New social media, like Twitter and the blogosphere, which emphasize fast utterances, have contributed to the decline in civility, she said.
Parker, a nationally-syndicated columnist who divides her time between Camden and Washington, D.C., warmed up the crowd of some 280 by noting South Carolina has a higher profile these days - and not just because of Gov. Mark Sanford's "mysterious hikes."
"It was not helped by recent reports that a South Carolina man had been convicted and sentenced for having a love affair with his horse," she said, drawing perhaps the evening's biggest laughs.
She drew a hiss or two talking about Palin. (Last year, Parker was the first conservative columnist to write Palin was unqualified to be vice president.).

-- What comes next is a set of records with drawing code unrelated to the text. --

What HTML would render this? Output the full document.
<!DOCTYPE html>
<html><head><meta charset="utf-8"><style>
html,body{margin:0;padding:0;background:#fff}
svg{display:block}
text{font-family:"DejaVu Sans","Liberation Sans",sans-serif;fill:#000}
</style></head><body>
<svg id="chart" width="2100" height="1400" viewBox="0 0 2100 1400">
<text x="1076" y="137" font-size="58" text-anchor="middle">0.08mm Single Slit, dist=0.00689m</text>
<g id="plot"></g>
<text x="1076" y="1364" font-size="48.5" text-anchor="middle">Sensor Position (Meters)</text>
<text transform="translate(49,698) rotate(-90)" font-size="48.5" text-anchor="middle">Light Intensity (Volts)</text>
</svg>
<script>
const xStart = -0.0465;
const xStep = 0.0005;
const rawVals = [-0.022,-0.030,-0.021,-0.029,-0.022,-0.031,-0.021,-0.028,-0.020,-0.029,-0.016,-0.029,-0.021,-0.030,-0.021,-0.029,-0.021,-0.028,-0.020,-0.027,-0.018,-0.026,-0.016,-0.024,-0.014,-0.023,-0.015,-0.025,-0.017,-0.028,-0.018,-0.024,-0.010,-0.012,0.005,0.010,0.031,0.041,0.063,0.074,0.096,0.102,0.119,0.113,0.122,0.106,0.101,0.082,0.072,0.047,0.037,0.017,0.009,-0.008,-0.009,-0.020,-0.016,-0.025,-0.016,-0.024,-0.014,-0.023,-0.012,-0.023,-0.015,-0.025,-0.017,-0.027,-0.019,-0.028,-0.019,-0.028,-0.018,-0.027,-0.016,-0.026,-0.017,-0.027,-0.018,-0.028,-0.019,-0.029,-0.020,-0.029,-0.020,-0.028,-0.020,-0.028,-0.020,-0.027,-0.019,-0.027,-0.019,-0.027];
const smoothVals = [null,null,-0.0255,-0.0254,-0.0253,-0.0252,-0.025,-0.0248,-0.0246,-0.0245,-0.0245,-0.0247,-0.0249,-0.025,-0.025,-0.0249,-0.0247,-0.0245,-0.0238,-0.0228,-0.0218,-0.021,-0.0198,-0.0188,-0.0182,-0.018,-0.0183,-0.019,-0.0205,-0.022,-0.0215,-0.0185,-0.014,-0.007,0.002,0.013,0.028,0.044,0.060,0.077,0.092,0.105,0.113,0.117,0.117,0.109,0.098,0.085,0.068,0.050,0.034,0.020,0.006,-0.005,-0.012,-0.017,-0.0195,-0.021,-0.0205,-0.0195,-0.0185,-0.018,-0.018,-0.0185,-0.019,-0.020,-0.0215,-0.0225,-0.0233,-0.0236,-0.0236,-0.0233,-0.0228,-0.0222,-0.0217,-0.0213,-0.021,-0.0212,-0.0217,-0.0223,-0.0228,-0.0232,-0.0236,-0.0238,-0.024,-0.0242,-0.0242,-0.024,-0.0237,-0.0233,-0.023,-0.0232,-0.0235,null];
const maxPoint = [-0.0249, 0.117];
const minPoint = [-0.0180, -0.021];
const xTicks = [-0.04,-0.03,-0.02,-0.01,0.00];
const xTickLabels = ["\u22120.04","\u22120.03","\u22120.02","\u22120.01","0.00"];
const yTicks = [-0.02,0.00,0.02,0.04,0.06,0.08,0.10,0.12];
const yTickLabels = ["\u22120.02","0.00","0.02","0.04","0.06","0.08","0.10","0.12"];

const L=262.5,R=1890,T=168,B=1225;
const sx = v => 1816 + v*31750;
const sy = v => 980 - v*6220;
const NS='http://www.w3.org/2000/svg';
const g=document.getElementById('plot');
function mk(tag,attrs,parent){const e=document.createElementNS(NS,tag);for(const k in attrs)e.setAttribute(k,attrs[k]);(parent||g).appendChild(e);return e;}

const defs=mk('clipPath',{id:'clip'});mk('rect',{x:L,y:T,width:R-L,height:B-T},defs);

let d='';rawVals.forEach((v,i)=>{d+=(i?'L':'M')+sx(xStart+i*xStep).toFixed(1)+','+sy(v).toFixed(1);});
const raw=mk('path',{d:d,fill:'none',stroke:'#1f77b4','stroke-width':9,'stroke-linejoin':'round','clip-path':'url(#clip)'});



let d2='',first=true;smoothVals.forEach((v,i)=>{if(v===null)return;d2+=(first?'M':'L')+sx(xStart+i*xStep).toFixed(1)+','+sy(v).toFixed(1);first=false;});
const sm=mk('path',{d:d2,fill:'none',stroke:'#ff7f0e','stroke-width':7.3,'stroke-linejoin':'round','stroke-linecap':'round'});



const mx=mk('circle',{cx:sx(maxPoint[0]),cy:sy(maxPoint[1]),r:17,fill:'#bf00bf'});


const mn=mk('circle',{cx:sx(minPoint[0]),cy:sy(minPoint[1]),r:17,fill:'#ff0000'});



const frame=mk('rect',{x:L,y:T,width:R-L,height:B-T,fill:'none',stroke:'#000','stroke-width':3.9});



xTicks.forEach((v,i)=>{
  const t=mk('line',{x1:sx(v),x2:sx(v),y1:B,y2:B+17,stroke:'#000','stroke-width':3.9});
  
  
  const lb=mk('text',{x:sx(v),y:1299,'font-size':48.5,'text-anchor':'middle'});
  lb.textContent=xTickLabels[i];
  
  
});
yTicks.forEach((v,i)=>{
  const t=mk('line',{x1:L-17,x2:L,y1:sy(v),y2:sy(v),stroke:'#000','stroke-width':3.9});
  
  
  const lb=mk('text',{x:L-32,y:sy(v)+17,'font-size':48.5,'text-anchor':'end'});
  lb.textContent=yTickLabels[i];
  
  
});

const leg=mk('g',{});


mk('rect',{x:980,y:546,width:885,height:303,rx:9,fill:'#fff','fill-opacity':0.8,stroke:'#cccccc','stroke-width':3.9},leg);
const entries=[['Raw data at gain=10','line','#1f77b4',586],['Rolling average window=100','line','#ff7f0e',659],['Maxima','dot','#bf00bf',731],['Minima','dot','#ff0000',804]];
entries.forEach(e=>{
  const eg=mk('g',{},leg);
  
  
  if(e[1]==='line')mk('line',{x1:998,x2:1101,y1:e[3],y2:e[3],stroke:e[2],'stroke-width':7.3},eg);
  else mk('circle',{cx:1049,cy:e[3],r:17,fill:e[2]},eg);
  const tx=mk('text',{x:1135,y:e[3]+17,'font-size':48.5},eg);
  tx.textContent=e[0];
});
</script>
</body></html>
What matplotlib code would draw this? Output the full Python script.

Although Parker said she had vowed not to publicly discuss Palin, she tossed off a few jibes, such as "God forbid I should have to read the book" - referring to Palin's just published "Going Rogue."
Parker suggested Americans, if they have to say something nasty, should do it in a nice way that - because it seems so nice -is both thought-provoking and doubly nasty.
"My neighbor Karen in Camden can do more damage with three little words - 'bless her heart' - than all the cusswords in anybody's vocabulary," Parker said.
"We have to learn to talk to each other without yelling. We have to be able to disagree without hating."